Still, when a new edition comes out, the publisher wants us to change. One way to push this is to make it impossible to get desk copies of the older edition. And that's what's happened here. Someone is teaching this edition for the first time, and thus needs a new desk copy. And that means to keep confusion from being overwhelming with two different editions of the "same" comp text, the publisher is pushing the bookstore to switch over. So the bookstore is pushing the department folks, and they're sending out the email.
And here my laziness becomes apparent. I don't want to use a new edition because I have really good notes written up for the edition we've been using, and using a new edition means I have to revise the whole class to take it into account, and the write a whole new set of notes. See, I'm lazy. Except the difference is that I can quickly review notes and pull out a quiz for a chapter before class, while if I have to read a chapter, it takes significantly longer. And if I'm going to use a text more than once (as is usual for comp texts), or if it's an important text for me, I try to take really good reading notes so I can use them again.

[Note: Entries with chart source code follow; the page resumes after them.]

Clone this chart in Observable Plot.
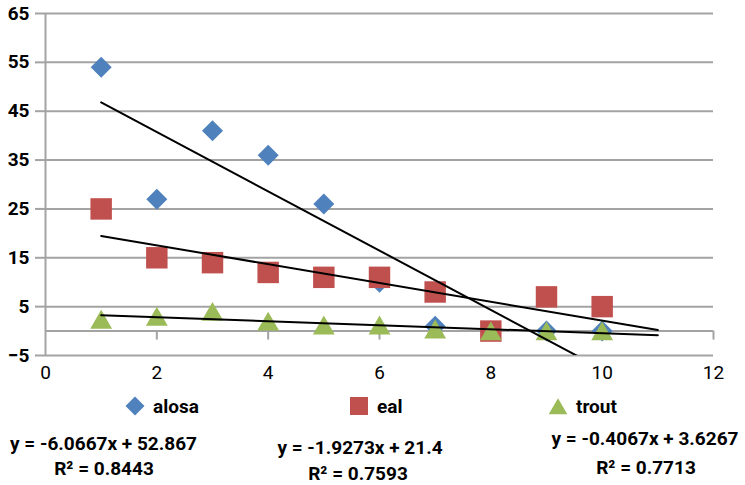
<!DOCTYPE html>
<html><head><meta charset="utf-8">
<script src="https://cdn.jsdelivr.net/npm/d3@7"></script>
<script src="https://cdn.jsdelivr.net/npm/@observablehq/plot@0.6"></script>
<style>
body{margin:0;background:#fff;}
#wrap{position:relative;width:745px;height:485px;font-family:Roboto,sans-serif;overflow:hidden;}
#wrap svg.plot{display:block;}
.lab{position:absolute;transform:translate(-50%,-50%);white-space:nowrap;font-weight:bold;font-size:19px;line-height:1;color:#000;}
.leg{position:absolute;display:flex;align-items:center;transform:translateY(-50%);font-weight:bold;font-size:19px;line-height:1;color:#000;}
.leg svg{display:block;margin-right:8px;}
</style></head><body><div id="wrap"></div>
<script>
// ---- data ----
const xValues = [1, 2, 3, 4, 5, 6, 7, 8, 9, 10];
const alosa = [54, 27, 41, 36, 26, 10, 1, 0, 0, 0];
const eal = [25, 15, 14, 12, 11, 11, 8, 0, 7, 5];
const trout = [2.4, 3, 4, 2, 1.2, 1.2, 0.4, 0, 0, 0];
const seriesNames = ["alosa", "eal", "trout"];
const seriesColors = ["#4f81bd", "#c0504d", "#9bbb59"];
const slopes = [-6.0667, -1.9273, -0.4067];
const intercepts = [52.867, 21.4, 3.6267];
const rSquared = ["0.8443", "0.7593", "0.7713"];
const trendRange = [1, 11];
const xTicks = [0, 2, 4, 6, 8, 10, 12];
const yTicks = [-5, 5, 15, 25, 35, 45, 55, 65];

// ---- derived tables ----
const seriesValues = [alosa, eal, trout];
const points = seriesValues.map(vals => xValues.map((x, i) => ({x, y: vals[i]})));
const trendLines = seriesNames.flatMap((name, k) =>
  trendRange.map(x => ({name, x, y: slopes[k] * x + intercepts[k]})));

const grid = "#a3a3a3";
const symbols = ["diamond2", "square", "triangle"];
const radii = [9.46, 12.1, 8.1];

const plot = Plot.plot({
  width: 745,
  height: 385,
  marginLeft: 45,
  marginRight: 32,
  marginTop: 13,
  marginBottom: 30,
  style: {fontFamily: "Roboto, sans-serif", fontSize: "19px", color: "#000", background: "#fff"},
  x: {domain: [0, 12]},
  y: {domain: [-5, 65]},
  marks: [
    Plot.gridY({ticks: yTicks, stroke: grid, strokeOpacity: 1, strokeWidth: 2}),
    Plot.ruleY([0], {stroke: grid, strokeWidth: 2}),
    Plot.ruleX(xTicks.filter(d => d > 0), {x: d => d, y1: 0, y2: 0, insetBottom: -9, stroke: grid, strokeWidth: 2}),
    Plot.ruleX([0], {y1: -5, y2: 65, stroke: grid, strokeWidth: 2}),
    Plot.axisY({ticks: yTicks, tickSize: 10, tickPadding: 6, stroke: grid, strokeWidth: 2, fontWeight: "bold", label: null}),
    Plot.axisX({ticks: xTicks, tickSize: 0, tickPadding: 10, label: null}),
    ...points.map((pts, k) => Plot.dot(pts, {
      x: "x", y: "y", symbol: () => symbols[k], r: radii[k],
      fill: seriesColors[k], stroke: "none", dy: k === 2 ? 3 : 0
    })),
    Plot.line(trendLines, {x: "x", y: "y", z: "name", stroke: "#000", strokeWidth: 2, clip: true})
  ]
});
plot.classList.add("plot");
const wrap = document.getElementById("wrap");
wrap.appendChild(plot);

// ---- legend ----
const legendX = [135, 359, 558];
const legendSymbols = [d3.symbolDiamond2, d3.symbolSquare, d3.symbolTriangle];
const legendSizes = [230, 324, 150];
seriesNames.forEach((name, k) => {
  const div = document.createElement("div");
  div.className = "leg";
  div.style.left = (legendX[k] - 10) + "px";
  div.style.top = "406px";
  const ty = k === 2 ? 13 : 10;
  div.innerHTML = `<svg width="20" height="20"><path transform="translate(10,${ty})" d="${d3.symbol(legendSymbols[k], legendSizes[k])()}" fill="${seriesColors[k]}"/></svg><span>${name}</span>`;
  wrap.appendChild(div);
});

// ---- equations ----
const eqPos = [[103.5, 443, 104, 468], [360, 447, 358, 473], [645, 438, 646, 467]];
const fmtSigned = v => (v < 0 ? "-" : "") + Math.abs(v);
seriesNames.forEach((name, k) => {
  const [ex, ey, rx, ry] = eqPos[k];
  const e = document.createElement("div");
  e.className = "lab";
  e.style.left = ex + "px"; e.style.top = ey + "px";
  e.textContent = `y = ${fmtSigned(slopes[k])}x + ${intercepts[k]}`;
  wrap.appendChild(e);
  const r = document.createElement("div");
  r.className = "lab";
  r.style.left = rx + "px"; r.style.top = ry + "px";
  r.textContent = `R² = ${rSquared[k]}`;
  wrap.appendChild(r);
});
</script>
</body></html>
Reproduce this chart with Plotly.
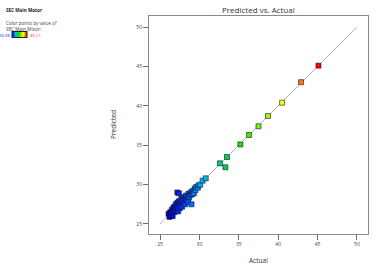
import plotly.graph_objects as go

# ---- data ----
actual = [26.08, 26.2, 26.3, 26.4, 26.5, 26.5, 26.6, 26.7, 26.7, 26.8, 26.9, 26.9,
          27.0, 27.0, 27.1, 27.2, 27.2, 27.3, 27.3, 27.4, 27.4, 27.5, 27.5, 27.6,
          27.7, 27.7, 27.8, 27.9, 28.0, 28.0, 28.1, 28.2, 28.3, 28.3, 28.4, 28.5,
          28.6, 28.6, 28.7, 28.8, 28.9, 29.0, 29.0, 29.1, 29.2, 29.3, 29.4, 29.5,
          29.6, 29.8, 29.9, 30.1, 30.4, 30.8,
          32.6, 33.3, 33.5, 35.2, 36.3, 37.5, 38.7, 40.5, 42.9, 45.11]
predicted = [26.3, 25.9, 26.5, 26.1, 26.8, 26.3, 26.0, 26.8, 27.1, 26.5, 27.2, 26.9,
             27.5, 26.7, 27.0, 27.7, 29.0, 26.6, 27.3, 28.9, 27.9, 27.4, 27.0, 27.8,
             28.2, 27.6, 27.2, 28.0, 28.4, 27.7, 28.1, 27.5, 28.3, 28.6, 28.0, 28.5,
             27.8, 28.8, 28.4, 28.9, 28.7, 27.5, 29.1, 28.8, 29.2, 28.9, 29.5, 29.3,
             29.7, 29.6, 29.9, 30.0, 30.5, 30.8,
             32.7, 32.2, 33.5, 35.1, 36.3, 37.4, 38.7, 40.4, 43.0, 45.1]
line_x = [25, 50]
line_y = [25, 50]
tick_vals = [25, 30, 35, 40, 45, 50]
color_min = 26.08
color_max = 45.11

# ---- layout geometry (pixels) ----
W, H = 387, 272
L, R, T, B = 149, 19, 16, 38
PW, PH = W - L - R, H - T - B

def px(x):
    return (x - L) / PW

def py(y):
    return (H - B - y) / PH

FONT = "Open Sans"
cscale = [[0.0, "#0000d8"], [0.1, "#0038ff"], [0.22, "#00b4ff"], [0.45, "#00e000"],
          [0.76, "#ffff00"], [0.88, "#ff8000"], [1.0, "#ff0000"]]

fig = go.Figure()
fig.add_trace(go.Scatter(x=line_x, y=line_y, mode="lines",
                         line=dict(color="#b4b4b4", width=1),
                         hoverinfo="skip", showlegend=False))
fig.add_trace(go.Scatter(
    x=actual, y=predicted, mode="markers", showlegend=False,
    marker=dict(symbol="square", size=5, color=actual,
                cmin=color_min, cmax=color_max, colorscale=cscale,
                line=dict(color="#101030", width=0.6),
                showscale=True,
                colorbar=dict(orientation="h", x=px(12), xanchor="left",
                              y=py(35), yanchor="middle",
                              lenmode="pixels", len=15, thickness=6,
                              xpad=0, ypad=0, outlinewidth=1,
                              outlinecolor="#202020",
                              showticklabels=False, ticks=""))))

axis_common = dict(showgrid=False, zeroline=False, showline=True, mirror=True,
                   linecolor="#8a8a8a", linewidth=1, ticks="outside",
                   ticklen=5, tickcolor="#6a6a6a", tickwidth=1,
                   tickvals=tick_vals,
                   tickfont=dict(family=FONT, size=5, color="#444444"))
fig.update_xaxes(range=[23.6, 51.4], **axis_common)
fig.update_yaxes(range=[23.73, 51.4], **axis_common)

ann = [
    dict(text="Predicted vs. Actual", x=0.5, y=py(10), font=dict(size=8, color="#333333")),
    dict(text="Actual", x=0.5, y=py(260), font=dict(size=6.5, color="#333333")),
    dict(text="Predicted", x=px(113), y=0.5, textangle=-90, font=dict(size=6.5, color="#333333")),
    dict(text="<b>SEC Main Motor</b>", x=px(4), y=py(10), xanchor="left", font=dict(size=4.6, color="#222222")),
    dict(text="Color points by value of", x=px(4), y=py(23), xanchor="left", font=dict(size=4.6, color="#444444")),
    dict(text="SEC Main Motor:", x=px(4), y=py(29), xanchor="left", font=dict(size=4.6, color="#444444")),
    dict(text="26.08", x=px(11.5), y=py(35), xanchor="right", font=dict(size=4.3, color="#2020ff")),
    dict(text="45.11", x=px(28.5), y=py(35), xanchor="left", font=dict(size=4.3, color="#ff2020")),
]
for a in ann:
    a.setdefault("xanchor", "center")
    fig.add_annotation(xref="paper", yref="paper", showarrow=False,
                       yanchor="middle", font_family=FONT, **{k: v for k, v in a.items()})

fig.update_layout(width=W, height=H, margin=dict(l=L, r=R, t=T, b=B, pad=0),
                  paper_bgcolor="white", plot_bgcolor="white",
                  font=dict(family=FONT))
fig.write_html("out.html")
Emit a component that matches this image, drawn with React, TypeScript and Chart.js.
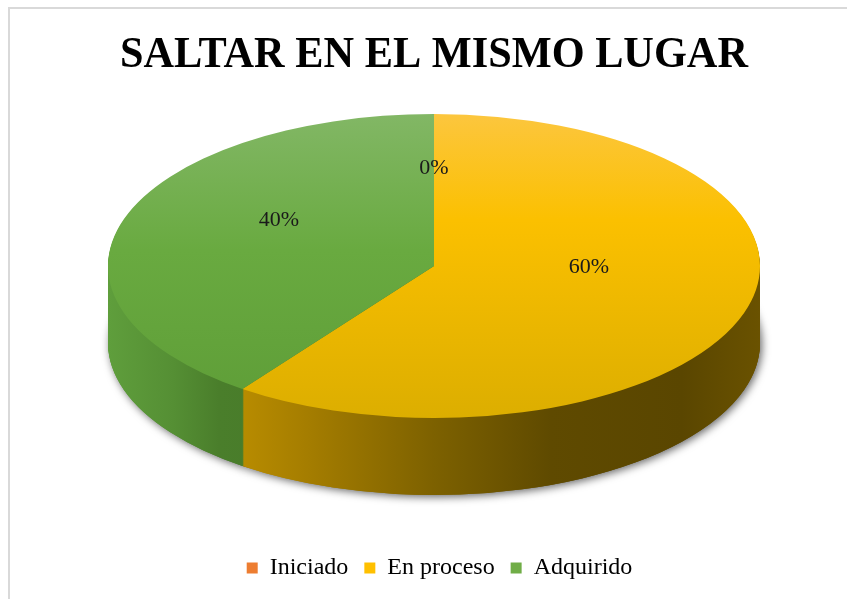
import React, { useEffect, useRef } from 'react';
import { Chart, registerables } from 'chart.js';

Chart.register(...registerables);

// ---- data ----
const TITLE = 'SALTAR EN EL MISMO LUGAR';
const CATEGORIES = ['Iniciado', 'En proceso', 'Adquirido'];
const VALUES = [0, 60, 40];
const COLORS = ['#ED7D31', '#FFC000', '#70AD47'];

// ---- styling ----
const TOP_STOPS: [number, string][][] = [
  [[0, '#f4a070'], [1, '#d8661c']],
  [[0, '#fcc63e'], [0.35, '#fbc000'], [1, '#dcae00']],
  [[0, '#82b765'], [0.45, '#69aa40'], [1, '#5e9d37']],
];
const SIDE_STOPS: [number, string][][] = [
  [[0, '#b85a1a'], [1, '#7a3a10']],
  [[0, '#c89800'], [0.16, '#c09200'], [0.3, '#a67e00'], [0.5, '#7d6100'], [0.68, '#5f4a00'], [0.88, '#5a4600'], [1, '#6a5200']],
  [[0, '#5f9e3c'], [0.1, '#558f34'], [0.17, '#4a7e2b'], [1, '#3a6420']],
];
const CX = 434;
const CY = 266;
const RX = 326;
const RY = 152;
const DEPTH = 77;
const LABEL_DY = -22;

const pie3d = {
  id: 'pie3d',
  beforeDraw(chart: any) {
    const ctx = chart.ctx;
    ctx.save();
    ctx.fillStyle = '#ffffff';
    ctx.fillRect(0, 0, chart.width, chart.height);
    ctx.strokeStyle = '#d9d9d9';
    ctx.lineWidth = 2;
    ctx.strokeRect(9, 8, chart.width + 10, chart.height + 10);
    ctx.restore();
  },
  beforeDatasetsDraw(chart: any) {
    const ctx = chart.ctx;
    const arcs = chart.getDatasetMeta(0).data as any[];
    if (!arcs.length) return false;
    const { x, y, outerRadius: r } = arcs[0].getProps(['x', 'y', 'outerRadius'], true);
    const apply = (dy: number) => {
      ctx.translate(CX, CY + dy);
      ctx.scale(RX / r, RY / r);
      ctx.translate(-x, -y);
    };
    const drawArc = (arc: any, fill: any) => {
      const o = arc.options;
      arc.options = { ...o, backgroundColor: fill, borderWidth: 0 };
      arc.draw(ctx);
      arc.options = o;
    };
    const sideFills = arcs.map((_, i) => {
      const g = ctx.createLinearGradient(x - r, 0, x + r, 0);
      SIDE_STOPS[i].forEach(([t, c]) => g.addColorStop(t, c));
      return g;
    });
    const topFills = arcs.map((_, i) => {
      const g = ctx.createLinearGradient(0, y - r, 0, y + r);
      TOP_STOPS[i].forEach(([t, c]) => g.addColorStop(t, c));
      return g;
    });
    // shadow
    ctx.save();
    ctx.shadowColor = 'rgba(0,0,0,0.6)';
    ctx.shadowBlur = 9;
    ctx.shadowOffsetX = 2;
    ctx.shadowOffsetY = 2;
    apply(DEPTH);
    arcs.forEach((a, i) => drawArc(a, sideFills[i]));
    ctx.restore();
    // sides
    for (let d = DEPTH; d >= 1; d -= 1) {
      ctx.save();
      apply(d);
      arcs.forEach((a, i) => drawArc(a, sideFills[i]));
      ctx.restore();
    }
    // top face
    ctx.save();
    apply(0);
    arcs.forEach((a, i) => drawArc(a, topFills[i]));
    ctx.restore();
    return false;
  },
  afterDraw(chart: any) {
    const ctx = chart.ctx;
    const arcs = chart.getDatasetMeta(0).data as any[];
    const total = VALUES.reduce((s, v) => s + v, 0);
    if (arcs.length) {
      const { x, y, outerRadius: r } = arcs[0].getProps(['x', 'y', 'outerRadius'], true);
      ctx.save();
      ctx.font = '22px "Liberation Serif"';
      ctx.fillStyle = '#1a1a1a';
      ctx.textAlign = 'center';
      ctx.textBaseline = 'middle';
      arcs.forEach((a, i) => {
        const p = a.tooltipPosition(true);
        const sx = CX + (p.x - x) * (RX / r);
        const sy = CY + (p.y - y) * (RY / r) + LABEL_DY;
        ctx.fillText(Math.round((VALUES[i] / total) * 100) + '%', sx, sy);
      });
      ctx.restore();
    }
    // title
    ctx.save();
    ctx.font = 'bold 45px "Liberation Serif"';
    const w = ctx.measureText(TITLE).width;
    ctx.translate(434, 67);
    ctx.scale(628 / w, 1);
    ctx.fillStyle = '#000000';
    ctx.textAlign = 'center';
    ctx.textBaseline = 'alphabetic';
    ctx.fillText(TITLE, 0, 0);
    ctx.restore();
  },
};

export default function App() {
  const ref = useRef<HTMLCanvasElement>(null);
  useEffect(() => {
    document.body.style.margin = '0';
    document.body.style.overflow = 'hidden';
    const chart = new Chart(ref.current!, {
      type: 'pie',
      data: {
        labels: CATEGORIES,
        datasets: [
          {
            data: VALUES,
            backgroundColor: COLORS,
            borderWidth: 0,
          },
        ],
      },
      options: {
        responsive: false,
        animation: false,
        events: [],
        layout: { padding: { left: 32, right: 0, top: 90, bottom: 9 } },
        plugins: {
          title: { display: false },
          tooltip: { enabled: false },
          legend: {
            position: 'bottom',
            labels: {
              font: { family: 'Liberation Serif', size: 24 },
              color: '#000000',
              boxWidth: 11,
              boxHeight: 11,
              padding: 16,
            },
          },
        },
      },
      plugins: [pie3d],
    });
    return () => chart.destroy();
  }, []);
  return (
    <div style={{ width: 847, height: 599 }}>
      <canvas ref={ref} width={847} height={599} />
    </div>
  );
}
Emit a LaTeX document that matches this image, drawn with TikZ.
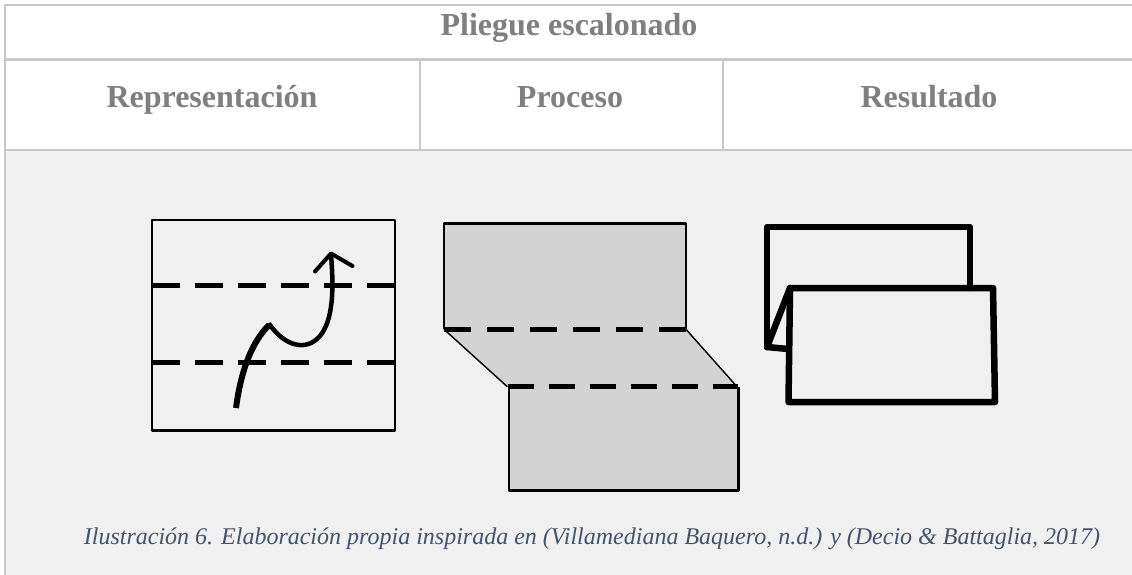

For example, for the second day of my comp class (the first day for which they've had a reading assignment, and thus expect a quiz), I give a reading quiz. My quizzes are open notes, closed book, so students who take good notes have an easy time. And then after a few minutes, I stop them and ask them how many feel confident about their quiz. Most don't, so I tell them I won't collect it, and then I hand out a copy of my notes for the chapter, which are six pages long (for the current edition). That's a wake up call for the students, whose notes usually consist of a few lines, because they haven't been really taught about notetaking. Then we talk about how to take notes, and tricks of the trade (like putting page numbers, bibliographic info, a date, using arrows and boxes to mark important stuff, etc.).
Taking really good notes on a reading for the first time probably triples the time it takes to prep that first time. And then cuts the time at least in half thereafter. So it's worth it, but I don't want to do it this coming semester. I'm especially reticent because we're teaching a new common text AND we're being treated to a combination of furloughs (aka pay cut) and increased class sizes. Talk about a disincentive to add work.